Too Many Big Bets extends Centralized Decision Making. The narrowness of the bandwidth leads to fewer, larger, more conservative bets. In the marketplace, lots of small changes or bets are the norm. These bets then face evolutionary discrimination to determine worth. Good bets live and propagate, bad bets die. The betting size limits the risk.
This hack outlines a process to develop better betting governance for organizations and enable them to tap their employees as market makers. The hack additionally lays out a process to transform into this model.
The betting governance model has 3 components:
- Funding Grants
- Separate Idea and Experiment
- Peer Review
To start, everyone in the company would be given some investment capital based on position, track record, etc. A framework would be provided to assist workers in the process. Collaborative tools would provide visibility so that workers and see examples of successes and failures. Each worker would make a decision on the success factors essential for the bet and to what extent they are willing to co-invest. Workers are free to attract other workers to their “project” and accumulate resource capital.
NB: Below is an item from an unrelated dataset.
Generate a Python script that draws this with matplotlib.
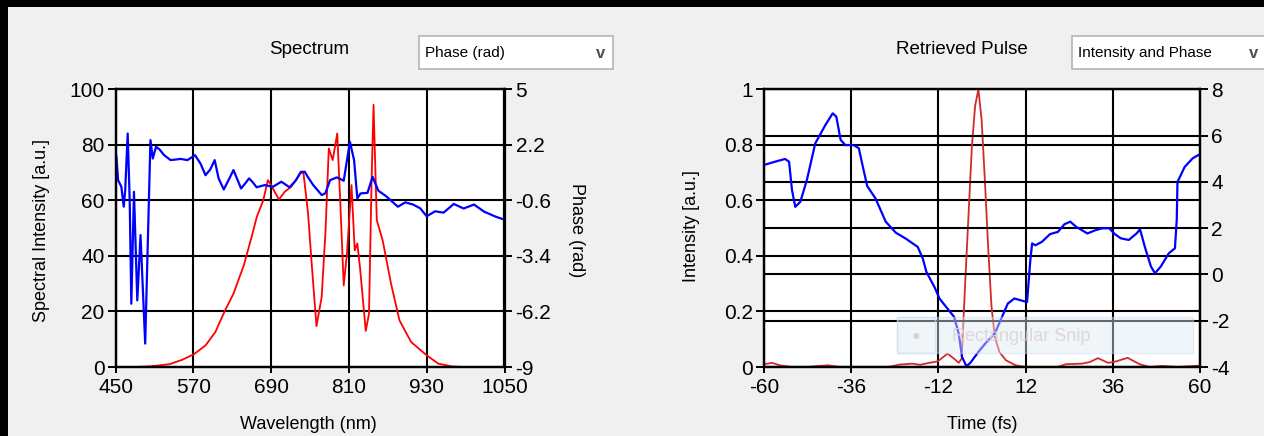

Those workers with successful track records would have additional sources of capital available for them to invest in projects of other workers. Publishing a league table of success with periodic small tangible reward for top players could encourage people to contribute and make careful choices.
Over time, a portion of an employee’s salary would shift into investment money (which could be lost or returned plus winnings). This would incentivize employees to make good bets and take this seriously (good stewardship). Senior executives could then monitor these betting pools to increase the size of the bets, as the ideas prove out. Successful investments (or bets) return real money, which ultimately forms a portion of the employee’s salary.
Separate Idea and Experiment
In academia, theory and experimentation are normally separate activities done by different people. You can win a Nobel Prize for coming up with a great theory or a great experiment.
Create a similar division for crowdsourcing testing and measuring “new ideas”. This separation allows specialization (ideation and innovation) and additionally ensures that the best ideas have been vetted from different angles
All participants would participate in the winnings. The person that devises the test and measures the “new idea” adds tremendous value to an idea, perhaps even as much as the idea itself. Ideas need to be tested for funding. This ensures that we remain good stewards of corporate and government money.
Peer review is an essential part of the experimentation model. New science is verified through independent peer review. Peers are a source of validation of both financial and human capital.
Similarly, people can participate in a “new idea” and its winnings by reviewing and confirming the test results. Confirming an idea test would also payout, but potentially at a lower rate. Disproving the viability of an idea should also payout in some fashion (e.g. anti-winnings), as this would be a means for a company to avoid loss and reduce risk.
Measuring and publishing results from previous ideas taken through the process would provide part of the validation process of the hack process (i.e. are ideas developed in this way giving a better, equal or poorer return than the conventional process), as well as giving employees a view of how their ideas have worked out, ideally with some indication of why, that can inform their next bets, similar to tracking form in horse racing.
Peers are potential customers. Peers can be experts or participate is wisdom of crowd reviews,
Investments should be staged through the development process, enabling early investors to get a better return than someone coming into the idea late in the process
Innovation is mostly about speed, succeed or fail fast. Keep risk low. By reducing the size of the initial bets and forming a governance structure around these bets we can more cheaply identify good ideas and kill bad ones. The betting structure incentivizes employees to seek, vet, and confirm the success of these ideas. Thresholds for proceeding or killing ideas would need to be clearly set and communicated
Much like the work in science today controls and structures are implemented to ensure good stewardship, while opening up innovation and the championing of ideas to the crowd.
The largest issue will be culture change. Employees will need to be willing to forgo part of the guaranteed salary to bet on their ability to ideate and innovate. Similarly, companies will become less predictable in their revenue and expense, as employee ideas succeed and fail. Both present very real barriers to adoption. This hack proposes a model that allows for a steady development of the risk and reward profile as the organization and the individual staff members gain familiarity, experience and confidence with the process, thus avoiding the need for a “big-bang” culture change to implement.
The other barrier is in the details. This hack actually lays out a framework for a model. Determining how bets are made, assessed, and paid will ultimately determine success.